例えば私はIoT関連のプロジェクトを担当することが多いのですが、その際に専門的な機器設備の仕組みなどをキャッチアップするのにこのYouTubeチャンネルにお世話になってます。

https://www.youtube.com/c/Theengineeringmindset/featured

ちなみに実機を使った何か確認がしたい! という場合はヤフオクだと専門的なデバイスも入手しやすいのでこちらもおすすめです。

どうしてそうするのか・したのかを蓄積する

どんなシステムや技術課題、業種業態の話であっても、実現したいことやそのポイントには多くの共通点があることが多いです。そのため、どうしてそのような判断をしたのか、どのようなアドバイスのステップや検討を経由したのか、といったログを残しておくことも非常に重要です。これは前述した引き出しから適したアドバイスを素早く引き出せることにもつながります。

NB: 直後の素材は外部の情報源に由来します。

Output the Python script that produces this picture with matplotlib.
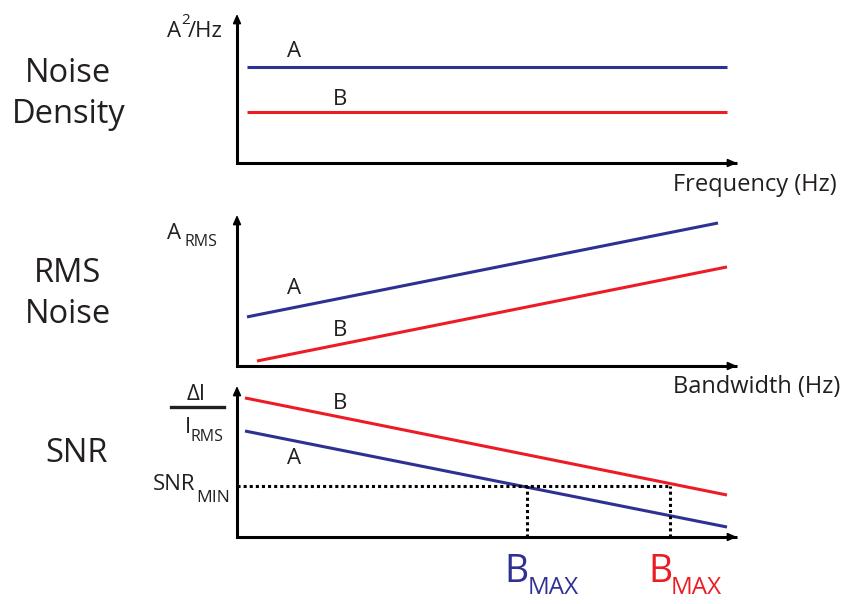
import matplotlib
matplotlib.use("Agg")
import matplotlib.pyplot as plt

# ---------------- data (schematic units: x 0..100, y 0..100 per panel) ----------------
panel_titles = [["Noise", "Density"], ["RMS", "Noise"], ["SNR"]]
x_labels = ["Frequency (Hz)", "Bandwidth (Hz)"]
series_names = ["A", "B"]

density_x = [2.0, 98.0]
density_A = [64.4, 64.4]
density_B = [34.2, 34.2]

rms_A_x = [2.0, 96.2]
rms_A_y = [32.5, 94.7]
rms_B_x = [4.0, 98.0]
rms_B_y = [3.3, 65.6]

snr_x = [1.6, 98.0]
snr_A_y = [70.2, 6.6]
snr_B_y = [92.1, 27.8]

snr_min = 33.8
bmax_A = 58.0
bmax_B = 86.6

# ---------------- style ----------------
W, H = 844, 604
BLUE = "#2e3192"
RED = "#ed1c24"
INK = "#231f20"
LW = 2.2

plt.rcParams["font.family"] = ["Open Sans", "DejaVu Sans"]

fig = plt.figure(figsize=(W / 100, H / 100), dpi=100)


def fx(px):
    return px / W


def fy(py):
    return 1 - py / H


def make_axes(left, top, right, bottom):
    ax = fig.add_axes([fx(left), fy(bottom), (right - left) / W, (bottom - top) / H])
    ax.set_xlim(0, 100)
    ax.set_ylim(0, 100)
    ax.axis("off")
    ax.plot([0, 0, 1], [0.95, 0, 0], transform=ax.transAxes, color="black",
            lw=LW, solid_joinstyle="miter", solid_capstyle="butt", clip_on=False)
    for start, end in [((0, 0.9), (0, 1.0)), ((0.95, 0), (1.0, 0))]:
        ax.annotate("", xy=end, xytext=start, xycoords="axes fraction",
                    arrowprops=dict(arrowstyle="-|>,head_length=0.45,head_width=0.2",
                                    lw=1.2, color="black", shrinkA=0, shrinkB=0,
                                    mutation_scale=12))
    return ax


def ftext(px, py, s, size, color=INK, ha="left", va="baseline"):
    fig.text(fx(px), fy(py), s, fontsize=size, color=color, ha=ha, va=va)


LAB = 16

# ---------------- panel 1: noise density ----------------
ax1 = make_axes(237, 14, 737, 163)
ax1.plot(density_x, density_A, color=BLUE, lw=LW, solid_capstyle="butt")
ax1.plot(density_x, density_B, color=RED, lw=LW, solid_capstyle="butt")
ax1.text(11.5, 74.5, series_names[0], fontsize=LAB, color=INK, ha="center", va="center")
ax1.text(20.7, 42.5, series_names[1], fontsize=LAB, color=INK, ha="center", va="center")

# ---------------- panel 2: RMS noise ----------------
ax2 = make_axes(237, 215, 737, 366)
ax2.plot(rms_A_x, rms_A_y, color=BLUE, lw=LW, solid_capstyle="butt")
ax2.plot(rms_B_x, rms_B_y, color=RED, lw=LW, solid_capstyle="butt")
ax2.text(11.5, 51.3, series_names[0], fontsize=LAB, color=INK, ha="center", va="center")
ax2.text(20.7, 23.5, series_names[1], fontsize=LAB, color=INK, ha="center", va="center")

# ---------------- panel 3: SNR ----------------
ax3 = make_axes(237, 386, 737, 537)
ax3.plot(snr_x, snr_A_y, color=BLUE, lw=LW, solid_capstyle="butt")
ax3.plot(snr_x, snr_B_y, color=RED, lw=LW, solid_capstyle="butt")
ax3.text(20.7, 88.4, series_names[1], fontsize=LAB, color=INK, ha="center", va="center")
ax3.text(11.5, 52.3, series_names[0], fontsize=LAB, color=INK, ha="center", va="center")

dot = dict(color="black", lw=LW, dashes=(1, 1), dash_capstyle="butt", clip_on=False)
ax3.plot([0, bmax_B], [snr_min, snr_min], **dot)
ax3.plot([bmax_A, bmax_A], [0, snr_min], **dot)
ax3.plot([bmax_B, bmax_B], [0, snr_min], **dot)

for bx, col in [(bmax_A, BLUE), (bmax_B, RED)]:
    ax3.annotate("B", xy=(bx, 0), xytext=(2, -45), textcoords="offset pixels",
                 fontsize=27, color=col, ha="right", va="baseline")
    ax3.annotate("MAX", xy=(bx, 0), xytext=(1, -57), textcoords="offset pixels",
                 fontsize=17.5, color=col, ha="left", va="baseline")

# ---------------- left titles ----------------
ftext(68.5, 82, panel_titles[0][0], 23.5, ha="center")
ftext(68.5, 123, panel_titles[0][1], 23.5, ha="center")
ftext(67.5, 282, panel_titles[1][0], 23.5, ha="center")
ftext(68, 323, panel_titles[1][1], 23.5, ha="center")
ftext(76.5, 462, panel_titles[2][0], 23.5, ha="center")

# ---------------- axis labels ----------------
ftext(837, 191, x_labels[0], 17, ha="right")
ftext(840, 393, x_labels[1], 17, ha="right")

# y label panel 1: A^2/Hz
ftext(167, 37, "A", 16)
ftext(181, 24, "2", 11)
ftext(188, 37, "/Hz", 16)
# y label panel 2: A_RMS
ftext(167, 239, "A", 16)
ftext(185, 246, "RMS", 11.5)
# y label panel 3: ΔI / I_RMS
ftext(196, 400, "ΔI", 16, ha="center")
fig.add_artist(plt.Line2D([fx(171), fx(224)], [fy(407), fy(407)], color=INK, lw=2.4))
ftext(185, 433, "I", 16)
ftext(191, 441, "RMS", 11.5)
# SNR_MIN
ftext(153, 490, "SNR", 16)
ftext(196, 502, "MIN", 12.5)

fig.savefig("out.png", dpi=100)
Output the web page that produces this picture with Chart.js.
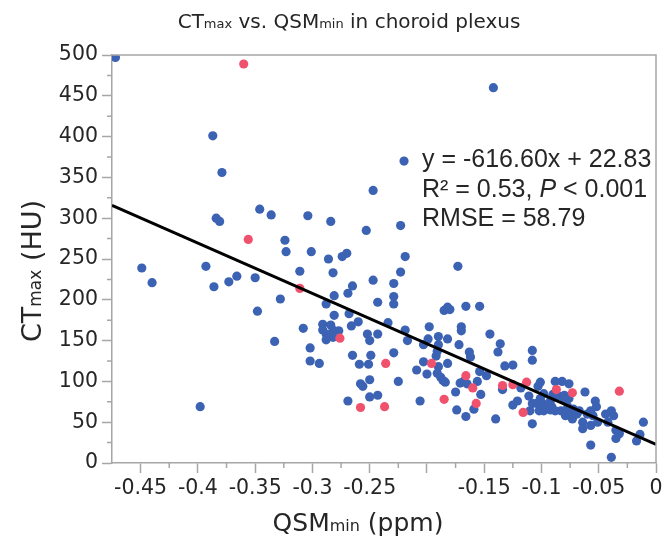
<!DOCTYPE html>
<html>
<head>
<meta charset="utf-8">
<script src="https://cdn.jsdelivr.net/npm/chart.js@4"></script>
<style>
  html, body { margin: 0; padding: 0; background: #fff; }
</style>
</head>
<body>
<canvas id="chart" width="672" height="543"></canvas>
<script>
// Blue points (QSMmin ppm, CTmax HU)
const blueX = [-0.472, -0.387, -0.379, -0.384, -0.381, -0.346, -0.336, -0.304, -0.284, -0.324,
  -0.323, -0.301, -0.286, -0.274, -0.270, -0.219, -0.449, -0.440, -0.393, -0.386,
  -0.373, -0.366, -0.350, -0.348, -0.328, -0.311, -0.333, -0.308, -0.302, -0.302,
  -0.294, -0.398, -0.282, -0.281, -0.288, -0.281, -0.291, -0.291, -0.284, -0.288,
  -0.282, -0.288, -0.277, -0.282, -0.142, -0.220, -0.247, -0.253, -0.223, -0.173,
  -0.247, -0.229, -0.223, -0.265, -0.269, -0.229, -0.229, -0.243, -0.268, -0.260,
  -0.266, -0.234, -0.219, -0.217, -0.252, -0.250, -0.243, -0.265, -0.249, -0.229,
  -0.259, -0.251, -0.258, -0.256, -0.250, -0.225, -0.250, -0.243, -0.269, -0.185,
  -0.182, -0.180, -0.166, -0.154, -0.198, -0.170, -0.170, -0.199, -0.203, -0.190,
  -0.182, -0.190, -0.191, -0.192, -0.172, -0.145, -0.136, -0.138, -0.108, -0.108,
  -0.163, -0.162, -0.203, -0.190, -0.182, -0.209, -0.200, -0.191, -0.188, -0.186,
  -0.184, -0.171, -0.168, -0.165, -0.156, -0.154, -0.148, -0.153, -0.175, -0.159,
  -0.132, -0.125, -0.134, -0.118, -0.111, -0.121, -0.125, -0.108, -0.140, -0.174,
  -0.166, -0.206, -0.108, -0.110, -0.101, -0.103, -0.088, -0.082, -0.076, -0.062,
  -0.101, -0.099, -0.102, -0.098, -0.092, -0.091, -0.093, -0.085, -0.080, -0.080,
  -0.088, -0.083, -0.079, -0.076, -0.077, -0.073, -0.079, -0.069, -0.067, -0.064,
  -0.064, -0.057, -0.060, -0.055, -0.053, -0.052, -0.057, -0.051, -0.057, -0.044,
  -0.039, -0.037, -0.042, -0.035, -0.032, -0.035, -0.039, -0.011, -0.014, -0.017,
  -0.098, -0.090, -0.072, -0.076, -0.092, -0.104];
const blueY = [497, 401, 356, 300, 296, 311, 304, 303, 296, 273,
  259, 259, 250, 253, 257, 253, 239, 221, 241, 216,
  222, 229, 227, 186, 201, 235, 149, 165, 141, 125,
  122, 69, 233, 205, 195, 181, 170, 163, 169, 158,
  154, 151, 162, 163, 460, 370, 334, 285, 291, 241,
  224, 220, 234, 217, 208, 204, 195, 197, 183, 173,
  168, 172, 163, 150, 158, 150, 158, 132, 132, 135,
  121, 121, 97, 94, 102, 100, 81, 83, 76, 187,
  191, 188, 192, 192, 167, 167, 162, 152, 145, 155,
  152, 145, 137, 131, 145, 158, 146, 136, 138, 126,
  136, 130, 124, 118, 122, 114, 109, 110, 105, 101,
  99, 98, 100, 97, 100, 112, 107, 84, 87, 66,
  119, 120, 90, 92, 82, 76, 71, 48, 54, 65,
  57, 76, 73, 64, 99, 94, 100, 100, 97, 87,
  79, 73, 64, 64, 77, 69, 71, 82, 83, 77,
  64, 64, 62, 60, 69, 54, 58, 60, 64, 50,
  42, 64, 60, 58, 76, 69, 46, 50, 22, 60,
  64, 58, 50, 40, 36, 30, 7, 50, 35, 27,
  85, 84, 66, 79, 65, 73];

// Red points
const redX = [-0.360, -0.356, -0.311, -0.276, -0.236, -0.258, -0.237, -0.196, -0.185, -0.166,
  -0.160, -0.157, -0.134, -0.125, -0.113, -0.116, -0.087, -0.073, -0.032];
const redY = [489, 274, 214, 153, 122, 68, 69, 122, 78, 107,
  92, 73, 95, 96, 99, 62, 90, 86, 88];

// Regression line end points
const fitX = [-0.475, 0];
const fitY = [315.7, 22.8];

// Axis ticks
const xTickValues = [-0.45, -0.4, -0.35, -0.3, -0.25, -0.2, -0.15, -0.1, -0.05, 0];
const xTickLabels = ['-0.45', '-0.4', '-0.35', '-0.3', '-0.25', '', '-0.15', '-0.1', '-0.05', '0'];
const xMinorTicks = [-0.425, -0.375, -0.325, -0.275, -0.225, -0.175, -0.125, -0.075, -0.025];
const yTickValues = [0, 50, 100, 150, 200, 250, 300, 350, 400, 450, 500];
const yMinorTicks = [25, 75, 125, 175, 225, 275, 325, 375, 425, 475];

const toPoints = (xs, ys) => xs.map((v, i) => ({ x: v, y: ys[i] }));

const axisColor = '#a6a6a6';
const textColor = '#262626';
const sans = '"DejaVu Sans", Verdana, sans-serif';
const arial = '"Liberation Sans", Arial, sans-serif';

function drawParts(ctx, parts, x, y, center) {
  let total = 0;
  parts.forEach(p => { ctx.font = p[1]; total += ctx.measureText(p[0]).width; });
  let cx = center ? x - total / 2 : x;
  parts.forEach(p => {
    ctx.font = p[1];
    ctx.fillText(p[0], cx, y);
    cx += ctx.measureText(p[0]).width;
  });
}

const decor = {
  id: 'decor',
  afterDraw(chart) {
    const { ctx, chartArea: a, scales: { x, y } } = chart;
    ctx.save();
    // top and right frame
    ctx.strokeStyle = axisColor;
    ctx.lineWidth = 1.5;
    ctx.beginPath();
    ctx.moveTo(a.left, a.top);
    ctx.lineTo(a.right, a.top);
    ctx.lineTo(a.right, a.bottom);
    ctx.stroke();
    // minor ticks
    ctx.beginPath();
    xMinorTicks.forEach(v => {
      const px = x.getPixelForValue(v);
      ctx.moveTo(px, a.bottom);
      ctx.lineTo(px, a.bottom + 5);
    });
    yMinorTicks.forEach(v => {
      const py = y.getPixelForValue(v);
      ctx.moveTo(a.left, py);
      ctx.lineTo(a.left - 5, py);
    });
    ctx.stroke();

    ctx.fillStyle = textColor;
    ctx.textBaseline = 'alphabetic';
    ctx.textAlign = 'left';
    // title
    drawParts(ctx, [['CT', '20px ' + sans], ['max', '13px ' + sans], [' vs. QSM', '20px ' + sans],
      ['min', '13px ' + sans], [' in choroid plexus', '20px ' + sans]], 349, 28, true);
    // x axis title
    drawParts(ctx, [['QSM', '25px ' + sans], ['min', '16px ' + sans], [' (ppm)', '25px ' + sans]], 358, 531, true);
    // y axis title
    ctx.save();
    ctx.translate(41, 271);
    ctx.rotate(-Math.PI / 2);
    drawParts(ctx, [['CT', '27px ' + sans], ['max', '17px ' + sans], [' (HU)', '27px ' + sans]], 0, 0, true);
    ctx.restore();
    // regression annotation
    const f = '25px ' + arial;
    drawParts(ctx, [['y = -616.60x + 22.83', f]], 422, 167, false);
    drawParts(ctx, [['R² = 0.53, ', f], ['P', 'italic ' + f], [' < 0.001', f]], 422, 197, false);
    drawParts(ctx, [['RMSE = 58.79', f]], 422, 226, false);
    ctx.restore();
  }
};

new Chart(document.getElementById('chart'), {
  type: 'scatter',
  data: {
    datasets: [
      {
        label: 'Fit',
        data: toPoints(fitX, fitY),
        showLine: true,
        borderColor: '#000',
        borderWidth: 3,
        pointRadius: 0,
        order: 0
      },
      {
        label: 'Red',
        data: toPoints(redX, redY),
        backgroundColor: 'rgb(240, 82, 110)',
        borderWidth: 0,
        pointRadius: 4.6,
        order: 1
      },
      {
        label: 'Blue',
        data: toPoints(blueX, blueY),
        backgroundColor: 'rgb(60, 98, 180)',
        borderWidth: 0,
        pointRadius: 4.6,
        order: 2
      }
    ]
  },
  options: {
    responsive: false,
    animation: false,
    devicePixelRatio: 1,
    layout: { padding: { top: 55, right: 16, left: 0, bottom: 0 } },
    plugins: {
      legend: { display: false },
      tooltip: { enabled: false },
      title: { display: false }
    },
    scales: {
      x: {
        type: 'linear',
        min: -0.475,
        max: 0,
        afterBuildTicks: scale => { scale.ticks = xTickValues.map(v => ({ value: v })); },
        afterFit: scale => { scale.height = 80; },
        ticks: {
          padding: 3,
          color: textColor,
          font: { family: sans, size: 20.5 },
          maxRotation: 0,
          autoSkip: false,
          callback: (v, i) => xTickLabels[i]
        },
        grid: { drawOnChartArea: false, tickLength: 10, color: axisColor, tickWidth: 1.5 },
        border: { color: axisColor, width: 1.5 }
      },
      y: {
        type: 'linear',
        min: 0,
        max: 500,
        afterBuildTicks: scale => { scale.ticks = yTickValues.map(v => ({ value: v })); },
        afterFit: scale => { scale.width = 112; },
        ticks: {
          padding: 4,
          color: textColor,
          font: { family: sans, size: 20.5 },
          autoSkip: false
        },
        grid: { drawOnChartArea: false, tickLength: 10, color: axisColor, tickWidth: 1.5 },
        border: { color: axisColor, width: 1.5 }
      }
    }
  },
  plugins: [decor]
});
</script>
</body>
</html>
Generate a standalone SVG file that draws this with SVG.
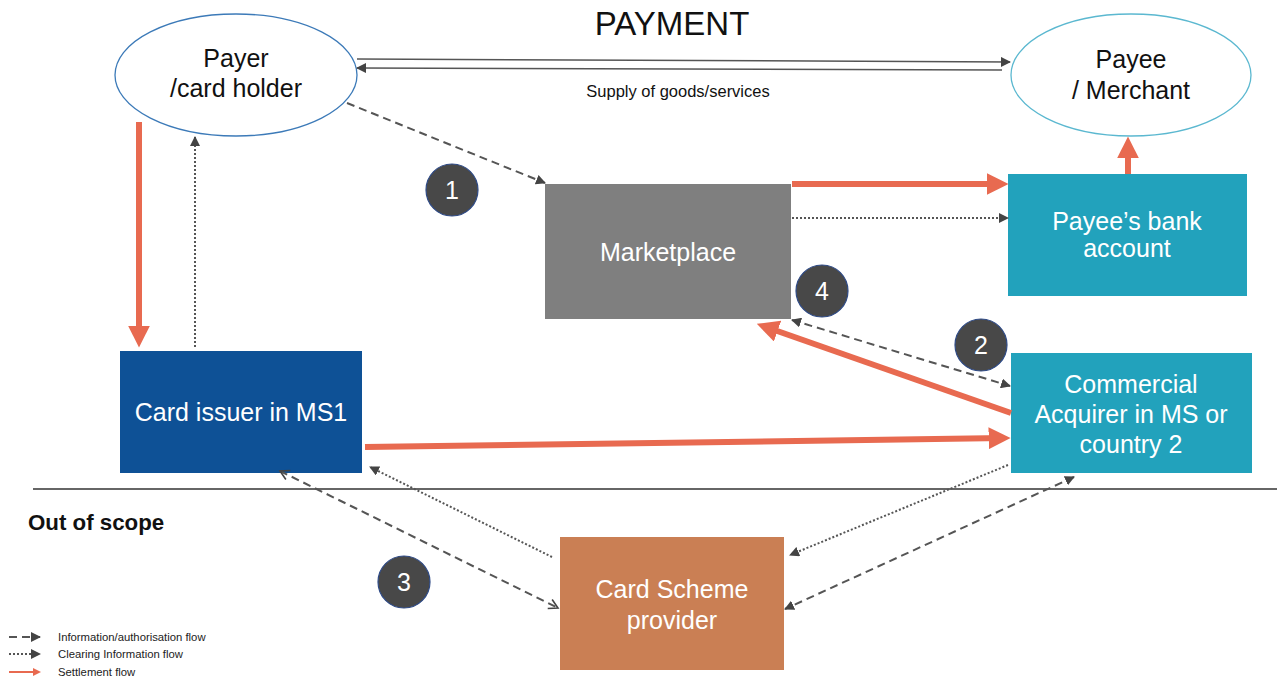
<svg xmlns="http://www.w3.org/2000/svg" width="1277" height="678" viewBox="0 0 1277 678">
<style>
  text { font-family: "Liberation Sans", Arial, sans-serif; }
  .lbl { font-size: 25px; text-anchor: middle; fill: #111; }
  .wlbl { font-size: 25px; text-anchor: middle; fill: #fff; }
  .num { font-size: 25px; text-anchor: middle; fill: #fff; }
  .badge { fill: #484848; stroke: #2E4A86; stroke-width: 1.2; }
  .red { stroke: #E86A50; stroke-width: 6; fill: none; marker-end: url(#redHead); }
  .dash { stroke: #555; stroke-width: 2; fill: none; stroke-dasharray: 8 5; }
  .dot { stroke: #555; stroke-width: 2; fill: none; stroke-dasharray: 2 2; }
  .solid { stroke: #555; stroke-width: 1.5; fill: none; }
  .leg { font-size: 11.3px; fill: #222; }
</style>
<defs>
  <marker id="redHead" markerUnits="userSpaceOnUse" markerWidth="22" markerHeight="22" viewBox="0 0 20 20" refX="14" refY="10" orient="auto">
    <path d="M0,0 L20,10 L0,20 z" fill="#E86A50"/>
  </marker>
  <marker id="gHead" markerUnits="userSpaceOnUse" markerWidth="10" markerHeight="10" viewBox="0 0 10 10" refX="9" refY="5" orient="auto-start-reverse">
    <path d="M0,0 L10,5 L0,10 z" fill="#444"/>
  </marker>
  <marker id="oHead" markerUnits="userSpaceOnUse" markerWidth="12" markerHeight="12" viewBox="0 0 12 12" refX="10" refY="6" orient="auto-start-reverse">
    <path d="M1,1 L10,6 L1,11" fill="none" stroke="#444" stroke-width="1.6"/>
  </marker>
</defs>

<rect width="1277" height="678" fill="#fff"/>

<text x="672" y="35" font-size="33" text-anchor="middle" fill="#111">PAYMENT</text>

<g id="payer">
  <ellipse cx="236" cy="75" rx="121" ry="61" fill="#fff" stroke="#3C7AB8" stroke-width="1.3"/>
  <text class="lbl" x="236" y="67">Payer</text>
  <text class="lbl" x="236" y="97">/card holder</text>
</g>
<g id="payee">
  <ellipse cx="1131" cy="75" rx="120" ry="61" fill="#fff" stroke="#5BB8D0" stroke-width="1.3"/>
  <text class="lbl" x="1131" y="68">Payee</text>
  <text class="lbl" x="1131" y="99">/ Merchant</text>
</g>
<g id="marketplace">
  <rect x="545" y="184" width="246" height="135" fill="#7F7F7F"/>
  <text class="wlbl" x="668" y="261">Marketplace</text>
</g>
<g id="payee-bank">
  <rect x="1008" y="174" width="239" height="122" fill="#22A2BC"/>
  <text class="wlbl" x="1127" y="230" font-size="22">Payee’s bank</text>
  <text class="wlbl" x="1127" y="257" font-size="22">account</text>
</g>
<g id="acquirer">
  <rect x="1011" y="353" width="241" height="120" fill="#22A2BC"/>
  <text class="wlbl" x="1131" y="393">Commercial</text>
  <text class="wlbl" x="1131" y="423">Acquirer in MS or</text>
  <text class="wlbl" x="1131" y="453">country 2</text>
</g>
<g id="card-issuer">
  <rect x="120" y="351" width="242" height="122" fill="#0E5196"/>
  <text class="wlbl" x="241" y="421">Card issuer in MS1</text>
</g>
<g id="card-scheme">
  <rect x="560" y="537" width="224" height="133" fill="#CA7F54"/>
  <text class="wlbl" x="672" y="598">Card Scheme</text>
  <text class="wlbl" x="672" y="629">provider</text>
</g>

<g id="badges">
  <circle class="badge" cx="452" cy="190" r="26"/><text class="num" x="452" y="199">1</text>
  <circle class="badge" cx="822" cy="291" r="26"/><text class="num" x="822" y="300">4</text>
  <circle class="badge" cx="981" cy="345" r="26"/><text class="num" x="981" y="354">2</text>
  <circle class="badge" cx="404" cy="582" r="26"/><text class="num" x="404" y="591">3</text>
</g>

<line x1="33" y1="489" x2="1277" y2="489" stroke="#666" stroke-width="2"/>
<text x="28" y="530" font-size="22.3" font-weight="bold" fill="#111">Out of scope</text>

<g id="connectors">
  <line class="solid" x1="357" y1="59" x2="1010" y2="62" marker-end="url(#gHead)"/>
  <line class="solid" x1="1002" y1="70" x2="357" y2="68" marker-end="url(#gHead)"/>
  <text x="678" y="97" font-size="16.5" text-anchor="middle" fill="#111">Supply of goods/services</text>

  <line class="dash" x1="347" y1="103" x2="545" y2="183" marker-end="url(#gHead)"/>
  <line class="red" x1="792" y1="184" x2="1002" y2="184"/>
  <line class="dot" x1="792" y1="218" x2="1008" y2="218" marker-end="url(#gHead)"/>
  <line class="red" x1="1128" y1="174" x2="1128" y2="143"/>
  <line class="red" x1="139" y1="122" x2="139" y2="341"/>
  <line class="dot" x1="195" y1="347" x2="195" y2="137" marker-end="url(#gHead)"/>
  <line class="dash" x1="792" y1="320" x2="1010" y2="386" marker-start="url(#gHead)" marker-end="url(#gHead)"/>
  <line class="red" x1="1011" y1="413" x2="763" y2="326"/>
  <line class="red" x1="365" y1="447" x2="1004" y2="438"/>
  <line class="dash" x1="280" y1="471" x2="558" y2="608" marker-start="url(#oHead)" marker-end="url(#oHead)"/>
  <line class="dot" x1="552" y1="557" x2="370" y2="467" marker-end="url(#gHead)"/>
  <line class="dot" x1="1008" y1="465" x2="790" y2="555" marker-end="url(#gHead)"/>
  <line class="dash" x1="1074" y1="477" x2="785" y2="609" marker-start="url(#gHead)" marker-end="url(#gHead)"/>
</g>

<g id="legend">
  <line class="dash" x1="9" y1="637" x2="40" y2="637" marker-end="url(#gHead)"/>
  <text class="leg" x="58" y="641">Information/authorisation flow</text>
  <line class="dot" x1="9" y1="654" x2="40" y2="654" marker-end="url(#gHead)"/>
  <text class="leg" x="58" y="658">Clearing Information flow</text>
  <line x1="9" y1="672" x2="34" y2="672" stroke="#E86A50" stroke-width="2"/>
  <path d="M33,668 L41,672 L33,676 z" fill="#E86A50"/>
  <text class="leg" x="58" y="676">Settlement flow</text>
</g>
</svg>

Architecture Decision Records(以下ADRs)をご存じでしょうか。私はロール上、システムアーキテクトとして実現したい仕組みや解決したい課題へのアプローチを立案することも多いのですが、ADRsのアプローチは非常に有用です。どのような過程を経由したのか、その各過程ではどういった考えあったのか、を形として残すことでなぜそうするのかを第三者にもステップを追ってシェアできます。どんなに解決策やアプローチが優れていたとしても、そこに納得感が伴わないとなかなか行動に移しにくのも確かです。そういった観点でもこういったログを一緒に作る、というアクションもこれまでの考えをより納得感をもった理解を促すためにも非常に大事なのではないでしょうか。

具体的なADRの例ですがADRの具体的な作り方はこちらがとても分かりやすく整理されていておすすめです。

おわりに

新卒でフューチャーへ入社した際はいわゆるIT未経験だったこともあり、テクニカルな側面でのキャッチアップや研磨にとにかくがむしゃらだったことを今でも覚えています。

それを正しく人に伝え、そこからさらなる価値を生み出していくこと、そのためにより広い視野で食わず嫌いせずにキャッチアップを続けることの大事さを新人だったころに自分に伝えてあげたい、、、ぜひ自分の得意な領域に磨きをかけつつも、色々な技術に実際に触れてみて、みなさんしか作れないTechnical Credibilityの源泉を蓄えていってください!